*Provided data*:
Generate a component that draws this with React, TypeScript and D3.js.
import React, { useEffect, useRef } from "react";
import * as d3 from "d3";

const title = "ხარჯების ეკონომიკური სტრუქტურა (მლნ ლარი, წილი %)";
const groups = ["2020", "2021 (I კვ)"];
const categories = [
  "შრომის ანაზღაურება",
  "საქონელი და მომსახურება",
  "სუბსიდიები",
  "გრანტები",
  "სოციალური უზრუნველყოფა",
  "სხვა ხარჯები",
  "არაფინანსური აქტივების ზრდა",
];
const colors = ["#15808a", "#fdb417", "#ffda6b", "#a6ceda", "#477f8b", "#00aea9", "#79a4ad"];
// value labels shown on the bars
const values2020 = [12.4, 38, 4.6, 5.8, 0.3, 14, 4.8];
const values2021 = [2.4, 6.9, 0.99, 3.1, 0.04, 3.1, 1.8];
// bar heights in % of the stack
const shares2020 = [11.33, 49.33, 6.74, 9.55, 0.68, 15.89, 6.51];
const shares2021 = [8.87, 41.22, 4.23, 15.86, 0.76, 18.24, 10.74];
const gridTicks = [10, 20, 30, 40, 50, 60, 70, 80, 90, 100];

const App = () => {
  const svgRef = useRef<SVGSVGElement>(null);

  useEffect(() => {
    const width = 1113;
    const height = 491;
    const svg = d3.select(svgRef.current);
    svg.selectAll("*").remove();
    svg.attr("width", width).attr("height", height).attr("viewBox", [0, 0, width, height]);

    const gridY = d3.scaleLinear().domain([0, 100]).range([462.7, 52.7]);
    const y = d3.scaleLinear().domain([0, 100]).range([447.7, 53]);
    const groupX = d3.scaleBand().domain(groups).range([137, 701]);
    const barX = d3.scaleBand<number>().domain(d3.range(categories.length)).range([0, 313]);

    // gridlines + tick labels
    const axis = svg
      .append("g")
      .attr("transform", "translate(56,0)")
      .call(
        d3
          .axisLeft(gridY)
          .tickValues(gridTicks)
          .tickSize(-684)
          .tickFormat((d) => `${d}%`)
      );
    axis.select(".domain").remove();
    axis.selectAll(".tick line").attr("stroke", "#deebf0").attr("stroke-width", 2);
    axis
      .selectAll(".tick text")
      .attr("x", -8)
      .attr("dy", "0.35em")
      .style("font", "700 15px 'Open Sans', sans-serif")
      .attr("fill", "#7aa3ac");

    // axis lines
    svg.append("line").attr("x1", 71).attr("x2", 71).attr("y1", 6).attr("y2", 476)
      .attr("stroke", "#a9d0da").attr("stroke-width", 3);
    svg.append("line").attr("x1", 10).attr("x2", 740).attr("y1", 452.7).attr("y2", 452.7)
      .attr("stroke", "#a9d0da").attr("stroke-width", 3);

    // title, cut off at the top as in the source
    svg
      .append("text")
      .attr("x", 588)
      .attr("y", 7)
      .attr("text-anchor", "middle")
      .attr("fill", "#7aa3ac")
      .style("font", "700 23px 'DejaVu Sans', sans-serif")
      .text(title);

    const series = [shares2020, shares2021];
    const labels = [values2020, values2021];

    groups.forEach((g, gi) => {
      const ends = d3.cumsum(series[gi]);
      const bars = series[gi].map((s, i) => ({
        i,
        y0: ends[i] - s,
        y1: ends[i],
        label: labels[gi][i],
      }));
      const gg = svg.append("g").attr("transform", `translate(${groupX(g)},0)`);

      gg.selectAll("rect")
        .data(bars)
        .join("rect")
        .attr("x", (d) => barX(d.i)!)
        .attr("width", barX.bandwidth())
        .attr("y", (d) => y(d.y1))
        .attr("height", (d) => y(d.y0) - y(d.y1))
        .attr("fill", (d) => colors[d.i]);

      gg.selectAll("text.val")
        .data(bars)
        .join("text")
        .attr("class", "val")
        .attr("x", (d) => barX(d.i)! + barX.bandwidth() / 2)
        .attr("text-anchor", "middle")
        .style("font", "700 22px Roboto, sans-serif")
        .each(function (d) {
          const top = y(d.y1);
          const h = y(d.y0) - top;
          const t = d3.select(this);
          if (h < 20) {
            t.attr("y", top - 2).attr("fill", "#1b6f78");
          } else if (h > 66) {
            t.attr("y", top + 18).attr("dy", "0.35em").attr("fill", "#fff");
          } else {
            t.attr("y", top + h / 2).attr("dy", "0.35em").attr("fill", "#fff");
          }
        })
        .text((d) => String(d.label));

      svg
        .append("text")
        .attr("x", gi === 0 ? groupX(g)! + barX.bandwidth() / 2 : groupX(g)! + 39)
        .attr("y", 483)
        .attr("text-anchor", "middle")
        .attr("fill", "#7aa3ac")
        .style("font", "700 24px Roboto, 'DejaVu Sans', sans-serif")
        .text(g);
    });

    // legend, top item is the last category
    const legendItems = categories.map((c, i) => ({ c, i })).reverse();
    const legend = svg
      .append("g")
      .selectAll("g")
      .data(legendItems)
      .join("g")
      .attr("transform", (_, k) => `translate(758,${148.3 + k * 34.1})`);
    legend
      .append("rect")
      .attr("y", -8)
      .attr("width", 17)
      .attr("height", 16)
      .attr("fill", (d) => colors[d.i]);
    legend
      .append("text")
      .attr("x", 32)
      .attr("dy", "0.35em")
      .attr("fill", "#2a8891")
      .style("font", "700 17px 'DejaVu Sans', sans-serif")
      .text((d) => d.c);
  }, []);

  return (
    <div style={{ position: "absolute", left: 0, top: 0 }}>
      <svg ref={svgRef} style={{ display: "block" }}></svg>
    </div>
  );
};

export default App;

*Stated problem*: Transcribe the material exactly as it reads.

*The output*:
Generate a component that draws this with React, TypeScript and D3.js.
import React, { useEffect, useRef } from "react";
import * as d3 from "d3";

const title = "ხარჯების ეკონომიკური სტრუქტურა (მლნ ლარი, წილი %)";
const groups = ["2020", "2021 (I კვ)"];
const categories = [
  "შრომის ანაზღაურება",
  "საქონელი და მომსახურება",
  "სუბსიდიები",
  "გრანტები",
  "სოციალური უზრუნველყოფა",
  "სხვა ხარჯები",
  "არაფინანსური აქტივების ზრდა",
];
const colors = ["#15808a", "#fdb417", "#ffda6b", "#a6ceda", "#477f8b", "#00aea9", "#79a4ad"];
// value labels shown on the bars
const values2020 = [12.4, 38, 4.6, 5.8, 0.3, 14, 4.8];
const values2021 = [2.4, 6.9, 0.99, 3.1, 0.04, 3.1, 1.8];
// bar heights in % of the stack
const shares2020 = [11.33, 49.33, 6.74, 9.55, 0.68, 15.89, 6.51];
const shares2021 = [8.87, 41.22, 4.23, 15.86, 0.76, 18.24, 10.74];
const gridTicks = [10, 20, 30, 40, 50, 60, 70, 80, 90, 100];

const App = () => {
  const svgRef = useRef<SVGSVGElement>(null);

  useEffect(() => {
    const width = 1113;
    const height = 491;
    const svg = d3.select(svgRef.current);
    svg.selectAll("*").remove();
    svg.attr("width", width).attr("height", height).attr("viewBox", [0, 0, width, height]);

    const gridY = d3.scaleLinear().domain([0, 100]).range([462.7, 52.7]);
    const y = d3.scaleLinear().domain([0, 100]).range([447.7, 53]);
    const groupX = d3.scaleBand().domain(groups).range([137, 701]);
    const barX = d3.scaleBand<number>().domain(d3.range(categories.length)).range([0, 313]);

    // gridlines + tick labels
    const axis = svg
      .append("g")
      .attr("transform", "translate(56,0)")
      .call(
        d3
          .axisLeft(gridY)
          .tickValues(gridTicks)
          .tickSize(-684)
          .tickFormat((d) => `${d}%`)
      );
    axis.select(".domain").remove();
    axis.selectAll(".tick line").attr("stroke", "#deebf0").attr("stroke-width", 2);
    axis
      .selectAll(".tick text")
      .attr("x", -8)
      .attr("dy", "0.35em")
      .style("font", "700 15px 'Open Sans', sans-serif")
      .attr("fill", "#7aa3ac");

    // axis lines
    svg.append("line").attr("x1", 71).attr("x2", 71).attr("y1", 6).attr("y2", 476)
      .attr("stroke", "#a9d0da").attr("stroke-width", 3);
    svg.append("line").attr("x1", 10).attr("x2", 740).attr("y1", 452.7).attr("y2", 452.7)
      .attr("stroke", "#a9d0da").attr("stroke-width", 3);

    // title, cut off at the top as in the source
    svg
      .append("text")
      .attr("x", 588)
      .attr("y", 7)
      .attr("text-anchor", "middle")
      .attr("fill", "#7aa3ac")
      .style("font", "700 23px 'DejaVu Sans', sans-serif")
      .text(title);

    const series = [shares2020, shares2021];
    const labels = [values2020, values2021];

    groups.forEach((g, gi) => {
      const ends = d3.cumsum(series[gi]);
      const bars = series[gi].map((s, i) => ({
        i,
        y0: ends[i] - s,
        y1: ends[i],
        label: labels[gi][i],
      }));
      const gg = svg.append("g").attr("transform", `translate(${groupX(g)},0)`);

      gg.selectAll("rect")
        .data(bars)
        .join("rect")
        .attr("x", (d) => barX(d.i)!)
        .attr("width", barX.bandwidth())
        .attr("y", (d) => y(d.y1))
        .attr("height", (d) => y(d.y0) - y(d.y1))
        .attr("fill", (d) => colors[d.i]);

      gg.selectAll("text.val")
        .data(bars)
        .join("text")
        .attr("class", "val")
        .attr("x", (d) => barX(d.i)! + barX.bandwidth() / 2)
        .attr("text-anchor", "middle")
        .style("font", "700 22px Roboto, sans-serif")
        .each(function (d) {
          const top = y(d.y1);
          const h = y(d.y0) - top;
          const t = d3.select(this);
          if (h < 20) {
            t.attr("y", top - 2).attr("fill", "#1b6f78");
          } else if (h > 66) {
            t.attr("y", top + 18).attr("dy", "0.35em").attr("fill", "#fff");
          } else {
            t.attr("y", top + h / 2).attr("dy", "0.35em").attr("fill", "#fff");
          }
        })
        .text((d) => String(d.label));

      svg
        .append("text")
        .attr("x", gi === 0 ? groupX(g)! + barX.bandwidth() / 2 : groupX(g)! + 39)
        .attr("y", 483)
        .attr("text-anchor", "middle")
        .attr("fill", "#7aa3ac")
        .style("font", "700 24px Roboto, 'DejaVu Sans', sans-serif")
        .text(g);
    });

    // legend, top item is the last category
    const legendItems = categories.map((c, i) => ({ c, i })).reverse();
    const legend = svg
      .append("g")
      .selectAll("g")
      .data(legendItems)
      .join("g")
      .attr("transform", (_, k) => `translate(758,${148.3 + k * 34.1})`);
    legend
      .append("rect")
      .attr("y", -8)
      .attr("width", 17)
      .attr("height", 16)
      .attr("fill", (d) => colors[d.i]);
    legend
      .append("text")
      .attr("x", 32)
      .attr("dy", "0.35em")
      .attr("fill", "#2a8891")
      .style("font", "700 17px 'DejaVu Sans', sans-serif")
      .text((d) => d.c);
  }, []);

  return (
    <div style={{ position: "absolute", left: 0, top: 0 }}>
      <svg ref={svgRef} style={{ display: "block" }}></svg>
    </div>
  );
};

export default App;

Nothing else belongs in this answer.